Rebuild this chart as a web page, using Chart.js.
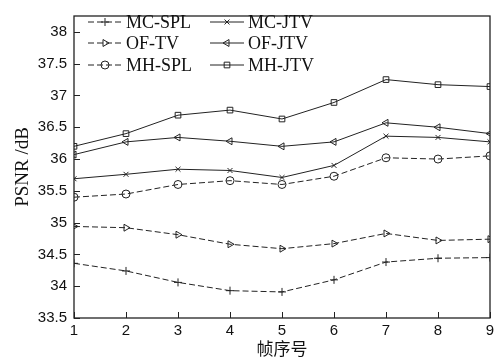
<!DOCTYPE html>
<html>
<head>
<meta charset="utf-8">
<script src="https://cdn.jsdelivr.net/npm/chart.js@4"></script>
<style>
  html, body { margin: 0; padding: 0; background: #fff; }
  #wrap { width: 504px; height: 359px; }
</style>
</head>
<body>
<div id="wrap"><canvas id="psnrChart" width="504" height="359"></canvas></div>
<script>
// frame numbers and y ticks
const frames = [1, 2, 3, 4, 5, 6, 7, 8, 9];
const yTicks = [33.5, 34, 34.5, 35, 35.5, 36, 36.5, 37, 37.5, 38];

// PSNR values
const mcSpl = [34.36, 34.24, 34.06, 33.93, 33.91, 34.10, 34.38, 34.44, 34.45];
const mcJtv = [35.69, 35.76, 35.84, 35.82, 35.71, 35.90, 36.36, 36.34, 36.27];
const ofTv = [34.94, 34.92, 34.81, 34.66, 34.59, 34.67, 34.83, 34.72, 34.74];
const ofJtv = [36.07, 36.27, 36.34, 36.28, 36.20, 36.27, 36.57, 36.50, 36.40];
const mhSpl = [35.40, 35.45, 35.60, 35.66, 35.60, 35.73, 36.02, 36.00, 36.05];
const mhJtv = [36.20, 36.40, 36.69, 36.77, 36.63, 36.89, 37.25, 37.17, 37.14];

const DASH = [6, 3];

function makeSet(label, values, style, rotation, dashed) {
  return {
    label: label,
    data: frames.map((f, i) => ({ x: f, y: values[i] })),
    borderColor: "#222",
    borderWidth: 1,
    borderDash: dashed ? DASH : [],
    pointStyle: style,
    pointRotation: rotation,
    pointRadius: style === "crossRot" ? 3.5 : 4,
    pointBorderColor: "#222",
    pointBackgroundColor: "rgba(0,0,0,0)",
    pointBorderWidth: 1,
    fill: false,
    tension: 0,
  };
}

const datasets = [
  makeSet("MC-SPL", mcSpl, "cross", 0, true),
  makeSet("MC-JTV", mcJtv, "crossRot", 0, false),
  makeSet("OF-TV", ofTv, "triangle", 90, true),
  makeSet("OF-JTV", ofJtv, "triangle", -90, false),
  makeSet("MH-SPL", mhSpl, "circle", 0, true),
  makeSet("MH-JTV", mhJtv, "rect", 0, false),
];

// frame box + inward ticks + legend inside plot
const framePlugin = {
  id: "framePlugin",
  afterDraw(chart) {
    const ctx = chart.ctx;
    const a = chart.chartArea;
    const xs = chart.scales.x;
    const ys = chart.scales.y;
    ctx.save();
    ctx.strokeStyle = "#222";
    ctx.lineWidth = 1.3;
    ctx.strokeRect(a.left, a.top, a.right - a.left, a.bottom - a.top);
    ctx.lineWidth = 1;
    ctx.beginPath();
    frames.forEach((f) => {
      const px = Math.round(xs.getPixelForValue(f)) + 0.5;
      ctx.moveTo(px, a.bottom);
      ctx.lineTo(px, a.bottom - 6);
    });
    yTicks.forEach((v) => {
      const py = Math.round(ys.getPixelForValue(v)) + 0.5;
      ctx.moveTo(a.left, py);
      ctx.lineTo(a.left + 6, py);
    });
    ctx.stroke();

    // legend, two columns
    const cols = [88, 210];
    const rows = [22, 43, 65];
    ctx.font = "18px 'Liberation Serif', 'DejaVu Serif', serif";
    ctx.textBaseline = "middle";
    chart.data.datasets.forEach((ds, i) => {
      const x0 = cols[i % 2];
      const y0 = rows[Math.floor(i / 2)];
      ctx.strokeStyle = "#222";
      ctx.lineWidth = 1;
      ctx.setLineDash(ds.borderDash);
      ctx.beginPath();
      ctx.moveTo(x0, y0);
      ctx.lineTo(x0 + 34, y0);
      ctx.stroke();
      ctx.setLineDash([]);
      ctx.fillStyle = "rgba(0,0,0,0)";
      Chart.helpers.drawPoint(ctx, {
        pointStyle: ds.pointStyle,
        radius: ds.pointRadius,
        rotation: ds.pointRotation,
        borderWidth: 1,
      }, x0 + 17, y0);
      ctx.fillStyle = "#111";
      ctx.fillText(ds.label, x0 + 38, y0 + 1);
    });
    ctx.restore();
  },
};

const chartCtx = document.getElementById("psnrChart").getContext("2d");

new Chart(chartCtx, {
  type: "line",
  data: { datasets: datasets },
  options: {
    responsive: false,
    animation: false,
    layout: { padding: { left: 0, right: 14, top: 15, bottom: 0 } },
    plugins: {
      legend: { display: false },
      tooltip: { enabled: false },
    },
    scales: {
      x: {
        type: "linear",
        min: 1,
        max: 9,
        grid: { display: false, drawTicks: false },
        border: { display: false },
        afterBuildTicks: (scale) => {
          scale.ticks = frames.map((v) => ({ value: v }));
        },
        afterFit: (scale) => {
          scale.height = 41;
        },
        ticks: {
          color: "#111",
          padding: 4,
          maxRotation: 0,
          font: { family: "'Liberation Sans', Arial, sans-serif", size: 15 },
          callback: (v) => String(v),
        },
        title: {
          display: true,
          text: "帧序号",
          color: "#111",
          padding: { top: 0, bottom: 0 },
          font: { family: "'Noto Sans CJK SC', sans-serif", size: 17 },
        },
      },
      y: {
        min: 33.5,
        max: 38.25,
        grid: { display: false, drawTicks: false },
        border: { display: false },
        afterBuildTicks: (scale) => {
          scale.ticks = yTicks.map((v) => ({ value: v }));
        },
        afterFit: (scale) => {
          scale.width = 74;
        },
        ticks: {
          color: "#111",
          padding: 7,
          font: { family: "'Liberation Sans', Arial, sans-serif", size: 15 },
          callback: (v) => String(v),
        },
        title: {
          display: true,
          text: "PSNR /dB",
          color: "#111",
          padding: { top: 12, bottom: 0 },
          font: { family: "'Liberation Serif', 'DejaVu Serif', serif", size: 19 },
        },
      },
    },
  },
  plugins: [framePlugin],
});
</script>
</body>
</html>
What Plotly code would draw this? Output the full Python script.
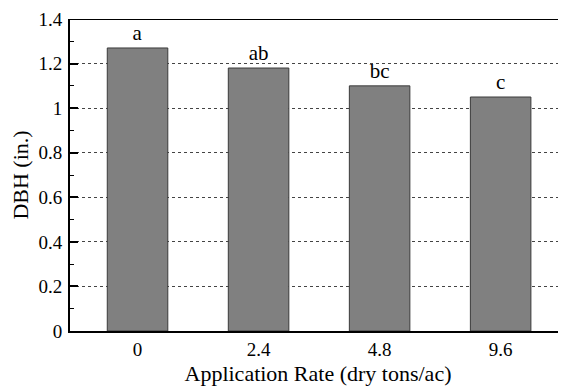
import plotly.graph_objects as go

categories = ["0", "2.4", "4.8", "9.6"]
dbh_values = [1.27, 1.18, 1.10, 1.05]
letters = ["a", "ab", "bc", "c"]
y_ticks = [0, 0.2, 0.4, 0.6, 0.8, 1, 1.2, 1.4]
y_tick_labels = ["0", "0.2", "0.4", "0.6", "0.8", "1", "1.2", "1.4"]

font_family = "Liberation Serif"

fig = go.Figure()
fig.add_trace(go.Bar(
    x=categories,
    y=dbh_values,
    text=letters,
    textposition="outside",
    textfont=dict(family=font_family, size=21, color="black"),
    marker=dict(color="#808080", line=dict(color="#3a3a3a", width=1)),
    width=0.5,
    cliponaxis=False,
))

fig.add_shape(type="line", xref="paper", yref="y", x0=0, x1=1, y0=1.4, y1=1.4,
              line=dict(color="black", width=2))

fig.update_layout(
    width=558, height=378,
    margin=dict(l=62, r=0, t=11, b=55),
    paper_bgcolor="white", plot_bgcolor="white",
    showlegend=False,
    font=dict(family=font_family, size=19, color="black"),
    xaxis=dict(
        type="category",
        range=[-0.558, 3.54],
        automargin=False,
        showline=True, linecolor="black", linewidth=2,
        ticks="", showgrid=False,
        tickfont=dict(size=19),
        title=dict(text="Application Rate (dry tons/ac)", font=dict(size=22)),
    ),
    yaxis=dict(
        range=[0, 1.4],
        automargin=False,
        tickvals=y_ticks, ticktext=y_tick_labels,
        showline=True, linecolor="black", linewidth=2,
        ticks="inside", ticklen=8, tickwidth=2, tickcolor="black",
        ticklabelstandoff=2,
        minor=dict(dtick=0.1, ticks="inside", ticklen=4, tickwidth=1, tickcolor="black", showgrid=False),
        showgrid=True, gridcolor="#444444", gridwidth=1, griddash="dot",
        zeroline=False,
        tickfont=dict(size=19),
        title=dict(text="DBH (in.)", font=dict(size=22)),
    ),
    bargap=0.5,
)

fig.write_html("out.html")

# GOAL:
From the entries above, copy out every line where the string "this" appears.

# THE RESULT:
Rebuild this chart as a web page, using Chart.js.
What Plotly code would draw this? Output the full Python script.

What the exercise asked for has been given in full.